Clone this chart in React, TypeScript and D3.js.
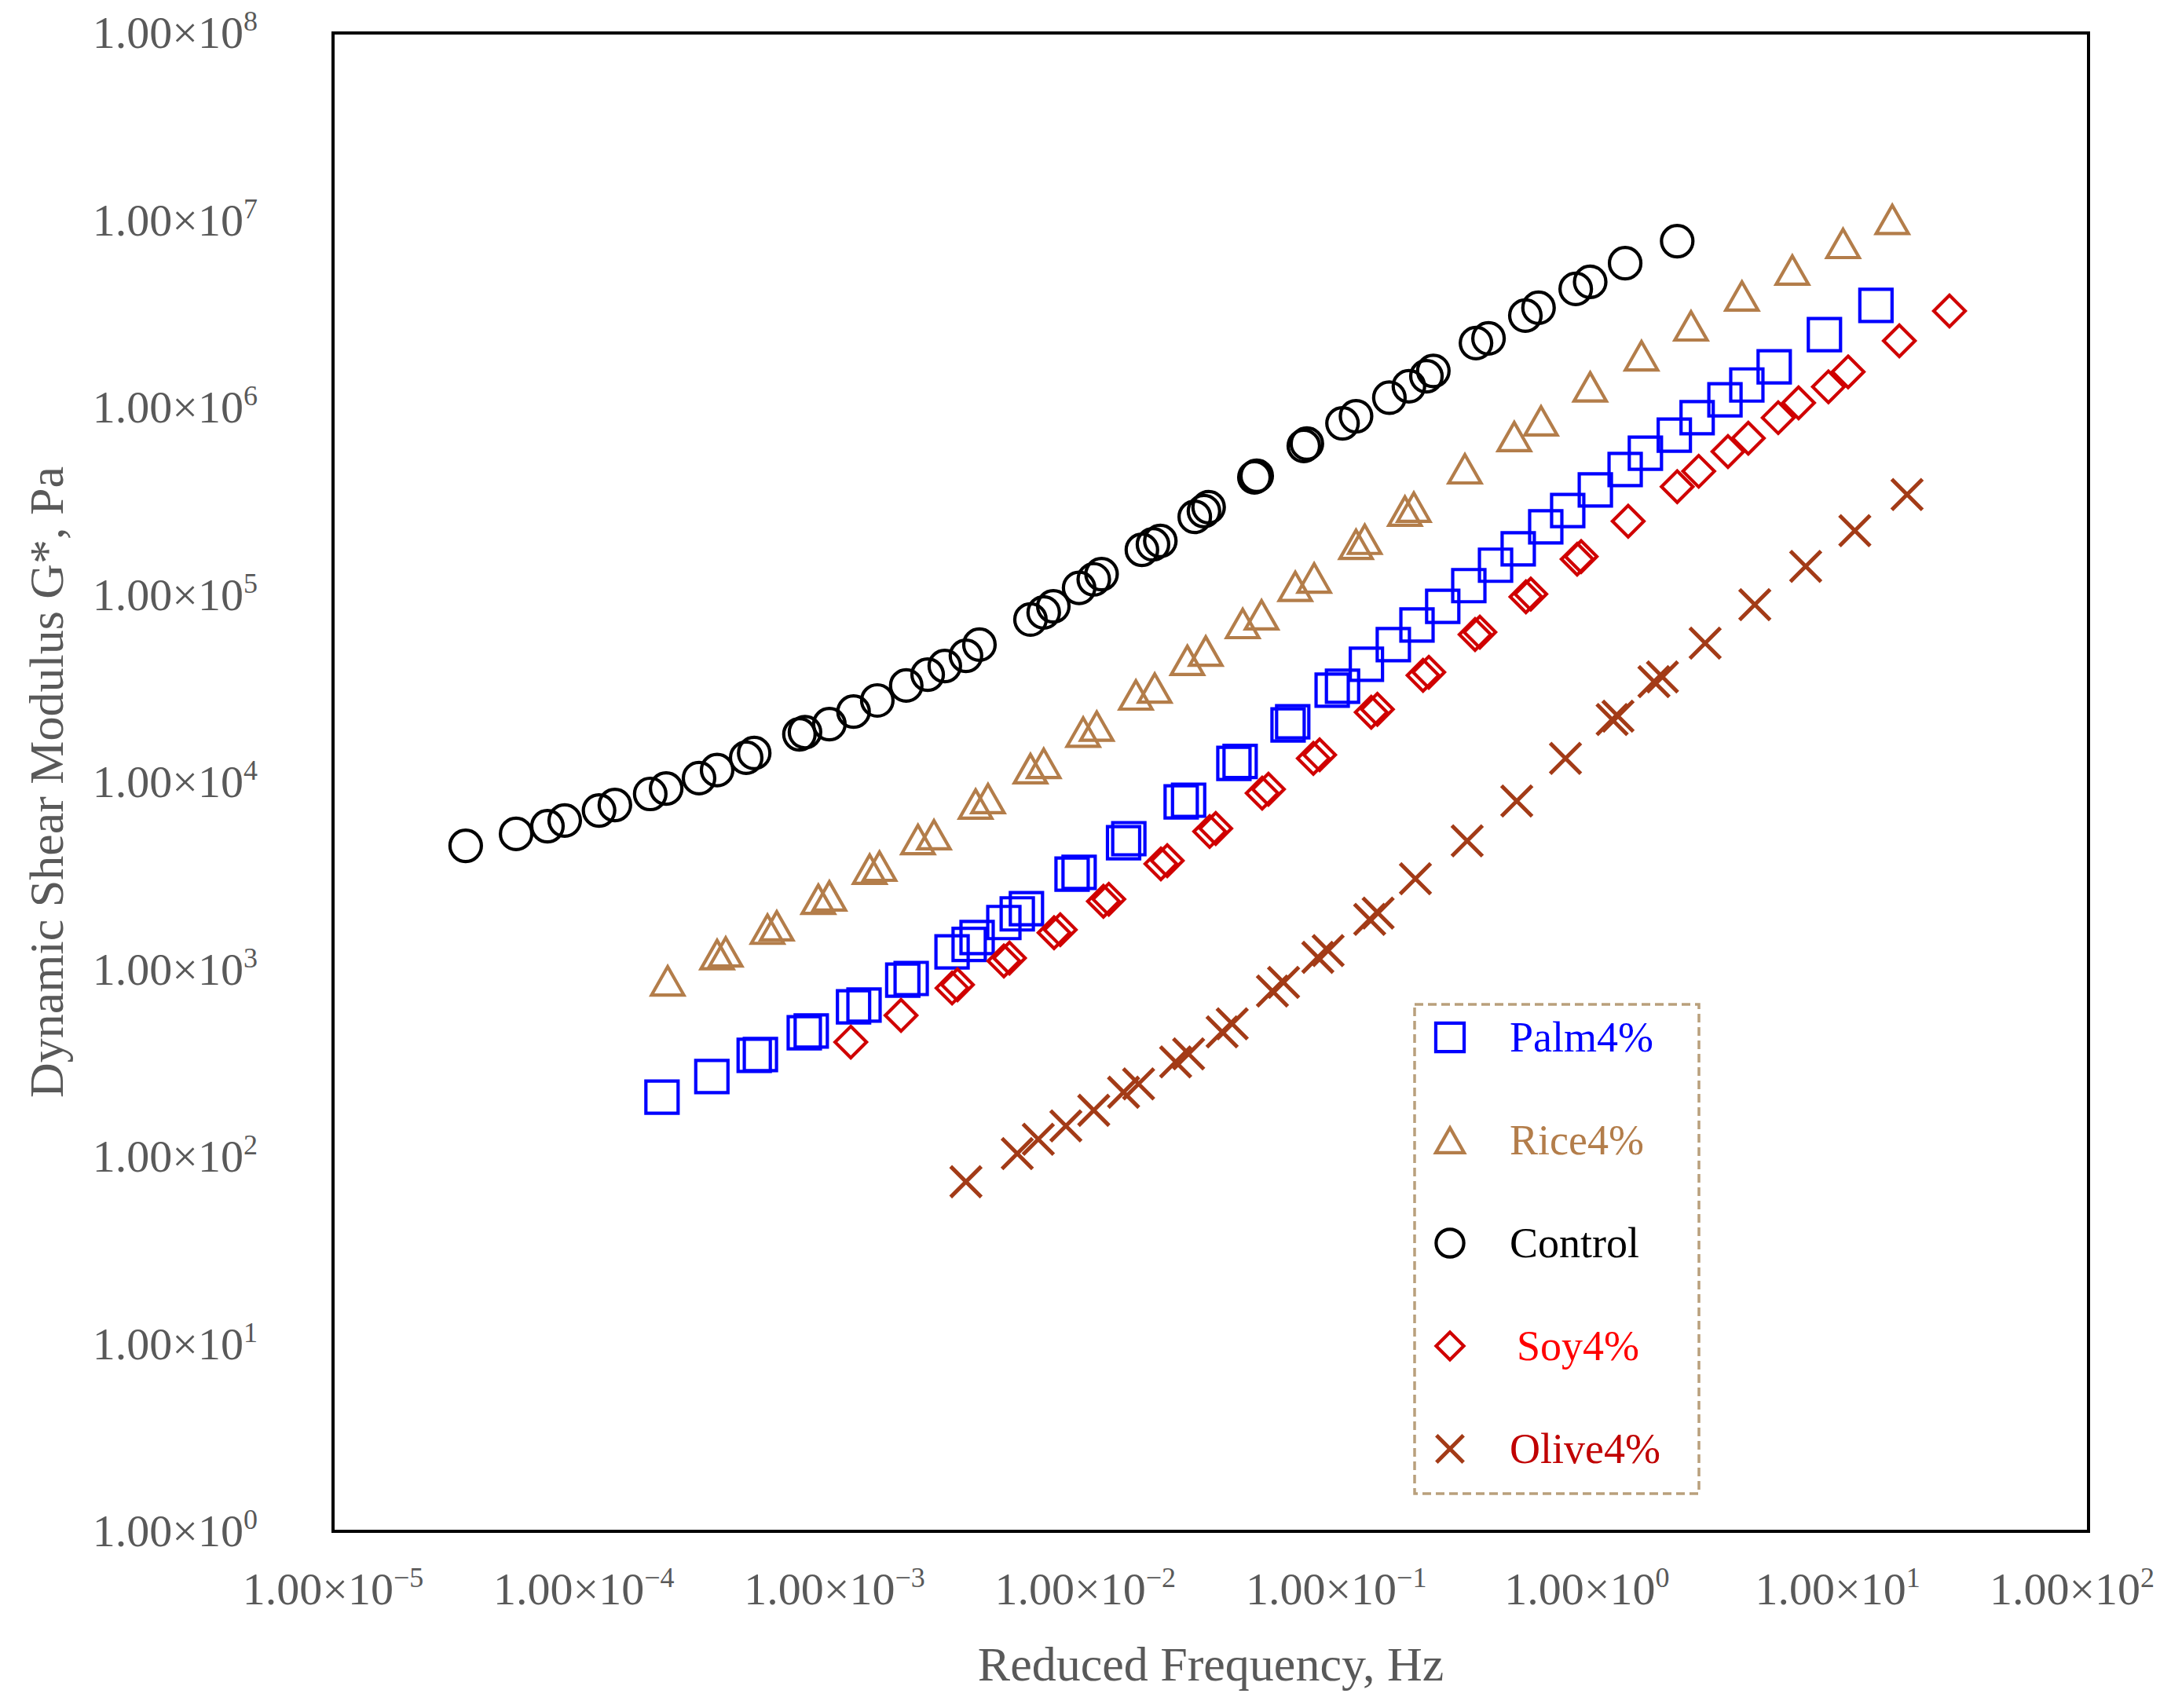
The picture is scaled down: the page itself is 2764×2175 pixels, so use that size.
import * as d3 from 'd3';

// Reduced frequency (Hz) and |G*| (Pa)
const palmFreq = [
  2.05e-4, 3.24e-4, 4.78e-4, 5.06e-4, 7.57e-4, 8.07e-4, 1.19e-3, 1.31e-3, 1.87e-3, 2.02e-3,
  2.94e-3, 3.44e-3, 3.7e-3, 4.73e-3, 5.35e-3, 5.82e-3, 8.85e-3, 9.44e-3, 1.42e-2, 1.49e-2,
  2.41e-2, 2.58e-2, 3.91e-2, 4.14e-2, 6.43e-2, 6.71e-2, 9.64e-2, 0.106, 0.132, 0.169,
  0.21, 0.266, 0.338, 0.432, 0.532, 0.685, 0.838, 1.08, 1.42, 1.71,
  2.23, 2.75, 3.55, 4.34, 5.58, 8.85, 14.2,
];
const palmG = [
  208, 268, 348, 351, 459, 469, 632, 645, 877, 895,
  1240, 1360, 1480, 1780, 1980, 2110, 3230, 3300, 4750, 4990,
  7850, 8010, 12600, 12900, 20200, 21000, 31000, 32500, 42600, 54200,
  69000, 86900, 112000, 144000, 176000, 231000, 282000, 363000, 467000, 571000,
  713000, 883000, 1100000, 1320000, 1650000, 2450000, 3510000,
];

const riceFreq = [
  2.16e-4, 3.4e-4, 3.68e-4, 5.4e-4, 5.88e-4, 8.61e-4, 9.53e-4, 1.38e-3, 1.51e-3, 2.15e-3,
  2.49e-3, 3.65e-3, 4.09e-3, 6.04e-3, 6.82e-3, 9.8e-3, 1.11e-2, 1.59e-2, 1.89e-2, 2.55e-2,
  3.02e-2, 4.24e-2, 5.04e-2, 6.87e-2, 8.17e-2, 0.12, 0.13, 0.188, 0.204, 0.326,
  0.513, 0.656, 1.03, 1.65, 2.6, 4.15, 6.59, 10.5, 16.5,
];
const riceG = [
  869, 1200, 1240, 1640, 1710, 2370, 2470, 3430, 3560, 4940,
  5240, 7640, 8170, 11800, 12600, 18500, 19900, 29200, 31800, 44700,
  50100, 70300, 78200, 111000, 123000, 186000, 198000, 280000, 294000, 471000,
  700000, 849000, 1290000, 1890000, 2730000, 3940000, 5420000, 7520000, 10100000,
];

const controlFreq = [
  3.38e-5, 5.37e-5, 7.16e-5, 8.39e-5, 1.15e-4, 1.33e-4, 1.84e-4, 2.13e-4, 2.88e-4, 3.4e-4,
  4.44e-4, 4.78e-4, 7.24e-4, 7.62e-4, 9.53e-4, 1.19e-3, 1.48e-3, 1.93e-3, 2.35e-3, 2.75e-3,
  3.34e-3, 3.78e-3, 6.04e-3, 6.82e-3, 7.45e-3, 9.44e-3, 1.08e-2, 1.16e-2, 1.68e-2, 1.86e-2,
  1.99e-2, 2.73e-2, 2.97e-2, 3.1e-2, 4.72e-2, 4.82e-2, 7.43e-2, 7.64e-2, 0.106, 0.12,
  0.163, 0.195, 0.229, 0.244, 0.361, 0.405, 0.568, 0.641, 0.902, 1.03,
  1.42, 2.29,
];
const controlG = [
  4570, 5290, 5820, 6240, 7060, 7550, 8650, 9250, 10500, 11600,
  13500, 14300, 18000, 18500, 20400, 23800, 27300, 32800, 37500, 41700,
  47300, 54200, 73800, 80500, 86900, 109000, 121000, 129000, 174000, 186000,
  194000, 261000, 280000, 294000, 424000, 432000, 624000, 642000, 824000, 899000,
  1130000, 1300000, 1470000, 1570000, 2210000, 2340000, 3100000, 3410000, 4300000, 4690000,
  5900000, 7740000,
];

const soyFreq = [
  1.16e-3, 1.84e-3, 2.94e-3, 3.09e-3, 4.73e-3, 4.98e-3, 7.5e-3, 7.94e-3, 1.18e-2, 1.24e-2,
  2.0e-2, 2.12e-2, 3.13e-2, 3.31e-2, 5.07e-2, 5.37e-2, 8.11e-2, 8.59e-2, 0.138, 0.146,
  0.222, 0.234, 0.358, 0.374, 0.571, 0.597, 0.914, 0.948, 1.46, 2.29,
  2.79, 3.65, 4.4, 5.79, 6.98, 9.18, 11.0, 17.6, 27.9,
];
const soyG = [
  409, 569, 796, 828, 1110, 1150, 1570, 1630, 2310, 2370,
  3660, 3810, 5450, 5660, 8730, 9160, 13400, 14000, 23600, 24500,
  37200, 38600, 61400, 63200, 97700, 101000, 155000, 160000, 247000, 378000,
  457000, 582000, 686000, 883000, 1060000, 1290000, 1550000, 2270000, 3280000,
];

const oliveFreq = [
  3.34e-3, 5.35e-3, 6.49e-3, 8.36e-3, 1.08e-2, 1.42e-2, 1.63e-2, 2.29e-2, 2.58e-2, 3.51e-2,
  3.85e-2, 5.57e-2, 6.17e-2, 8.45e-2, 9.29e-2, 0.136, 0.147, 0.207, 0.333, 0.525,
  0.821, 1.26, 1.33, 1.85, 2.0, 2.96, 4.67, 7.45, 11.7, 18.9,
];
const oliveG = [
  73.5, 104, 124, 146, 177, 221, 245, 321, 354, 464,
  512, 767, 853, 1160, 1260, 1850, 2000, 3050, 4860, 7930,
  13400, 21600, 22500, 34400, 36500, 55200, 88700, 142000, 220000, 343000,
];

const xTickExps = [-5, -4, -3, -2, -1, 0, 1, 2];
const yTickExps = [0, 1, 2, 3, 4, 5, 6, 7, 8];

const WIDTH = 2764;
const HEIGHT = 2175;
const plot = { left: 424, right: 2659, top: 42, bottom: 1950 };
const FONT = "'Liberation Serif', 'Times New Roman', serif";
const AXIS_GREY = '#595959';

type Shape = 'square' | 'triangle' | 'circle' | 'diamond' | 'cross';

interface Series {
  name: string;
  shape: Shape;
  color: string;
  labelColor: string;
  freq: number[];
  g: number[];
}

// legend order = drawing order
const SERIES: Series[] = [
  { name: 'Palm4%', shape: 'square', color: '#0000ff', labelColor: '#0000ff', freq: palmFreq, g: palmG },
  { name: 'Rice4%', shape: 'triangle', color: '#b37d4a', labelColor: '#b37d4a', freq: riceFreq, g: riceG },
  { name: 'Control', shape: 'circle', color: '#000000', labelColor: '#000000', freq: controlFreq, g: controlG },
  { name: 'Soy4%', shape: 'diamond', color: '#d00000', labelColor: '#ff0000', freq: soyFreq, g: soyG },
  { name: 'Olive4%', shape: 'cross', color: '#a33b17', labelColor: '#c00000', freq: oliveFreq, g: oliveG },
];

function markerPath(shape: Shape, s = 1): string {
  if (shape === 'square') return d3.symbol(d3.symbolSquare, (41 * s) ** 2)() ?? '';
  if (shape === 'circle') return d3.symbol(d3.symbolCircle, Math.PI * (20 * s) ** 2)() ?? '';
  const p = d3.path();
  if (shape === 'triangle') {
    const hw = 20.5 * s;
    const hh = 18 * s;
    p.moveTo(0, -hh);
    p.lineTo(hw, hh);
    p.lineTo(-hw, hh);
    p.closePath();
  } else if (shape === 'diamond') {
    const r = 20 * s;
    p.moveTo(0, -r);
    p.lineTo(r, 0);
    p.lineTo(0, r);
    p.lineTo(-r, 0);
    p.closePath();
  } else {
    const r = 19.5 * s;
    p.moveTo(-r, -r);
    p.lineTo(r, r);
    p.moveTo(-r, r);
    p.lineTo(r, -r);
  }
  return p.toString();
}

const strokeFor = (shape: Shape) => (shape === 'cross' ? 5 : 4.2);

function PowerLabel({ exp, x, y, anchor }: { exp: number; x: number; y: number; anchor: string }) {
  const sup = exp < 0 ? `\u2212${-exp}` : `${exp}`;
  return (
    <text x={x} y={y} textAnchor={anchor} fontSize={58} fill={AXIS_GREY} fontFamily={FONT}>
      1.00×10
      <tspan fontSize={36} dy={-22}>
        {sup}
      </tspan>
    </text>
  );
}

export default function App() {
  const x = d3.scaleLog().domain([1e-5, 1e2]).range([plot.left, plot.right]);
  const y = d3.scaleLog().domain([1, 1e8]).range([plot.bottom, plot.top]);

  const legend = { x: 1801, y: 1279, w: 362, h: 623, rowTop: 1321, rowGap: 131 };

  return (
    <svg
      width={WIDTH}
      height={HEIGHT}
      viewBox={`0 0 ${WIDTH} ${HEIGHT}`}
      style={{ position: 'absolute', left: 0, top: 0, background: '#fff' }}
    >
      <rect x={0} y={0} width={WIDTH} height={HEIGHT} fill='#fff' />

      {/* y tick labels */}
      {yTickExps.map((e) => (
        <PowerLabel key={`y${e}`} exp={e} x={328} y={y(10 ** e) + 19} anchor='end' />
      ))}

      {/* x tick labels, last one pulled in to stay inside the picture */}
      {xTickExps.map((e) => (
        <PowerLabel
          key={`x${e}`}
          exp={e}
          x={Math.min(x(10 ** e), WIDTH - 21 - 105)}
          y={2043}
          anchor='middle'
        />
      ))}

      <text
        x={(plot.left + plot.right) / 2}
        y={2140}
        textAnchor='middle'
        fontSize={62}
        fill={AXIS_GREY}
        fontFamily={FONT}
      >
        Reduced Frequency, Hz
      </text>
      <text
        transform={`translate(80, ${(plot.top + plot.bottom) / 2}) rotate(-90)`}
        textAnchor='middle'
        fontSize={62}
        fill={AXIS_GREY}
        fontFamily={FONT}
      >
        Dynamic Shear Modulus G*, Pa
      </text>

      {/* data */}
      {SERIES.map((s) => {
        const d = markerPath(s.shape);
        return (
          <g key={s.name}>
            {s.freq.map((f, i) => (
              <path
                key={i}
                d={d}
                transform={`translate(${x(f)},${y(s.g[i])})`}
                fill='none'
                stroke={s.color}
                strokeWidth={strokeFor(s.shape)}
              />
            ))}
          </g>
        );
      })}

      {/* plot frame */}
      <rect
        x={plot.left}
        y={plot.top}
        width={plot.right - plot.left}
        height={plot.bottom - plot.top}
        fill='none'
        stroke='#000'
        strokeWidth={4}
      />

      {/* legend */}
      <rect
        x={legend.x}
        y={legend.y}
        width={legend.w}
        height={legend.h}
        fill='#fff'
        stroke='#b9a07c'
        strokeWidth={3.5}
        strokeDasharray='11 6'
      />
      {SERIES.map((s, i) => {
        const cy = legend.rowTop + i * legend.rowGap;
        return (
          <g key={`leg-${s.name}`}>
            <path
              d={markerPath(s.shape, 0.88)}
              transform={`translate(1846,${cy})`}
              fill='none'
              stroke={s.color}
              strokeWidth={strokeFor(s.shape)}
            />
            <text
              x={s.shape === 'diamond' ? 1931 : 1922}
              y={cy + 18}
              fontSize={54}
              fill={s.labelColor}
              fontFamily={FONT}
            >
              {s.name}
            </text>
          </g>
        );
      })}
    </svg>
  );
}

==============================

_Your objective_.
Will you return exactly the lines above from the one with "The picture is" down to the one with "import * as d3 from 'd3';", counting both as part of the range?

_Right answer_.
The picture is scaled down: the page itself is 2764×2175 pixels, so use that size.
import * as d3 from 'd3';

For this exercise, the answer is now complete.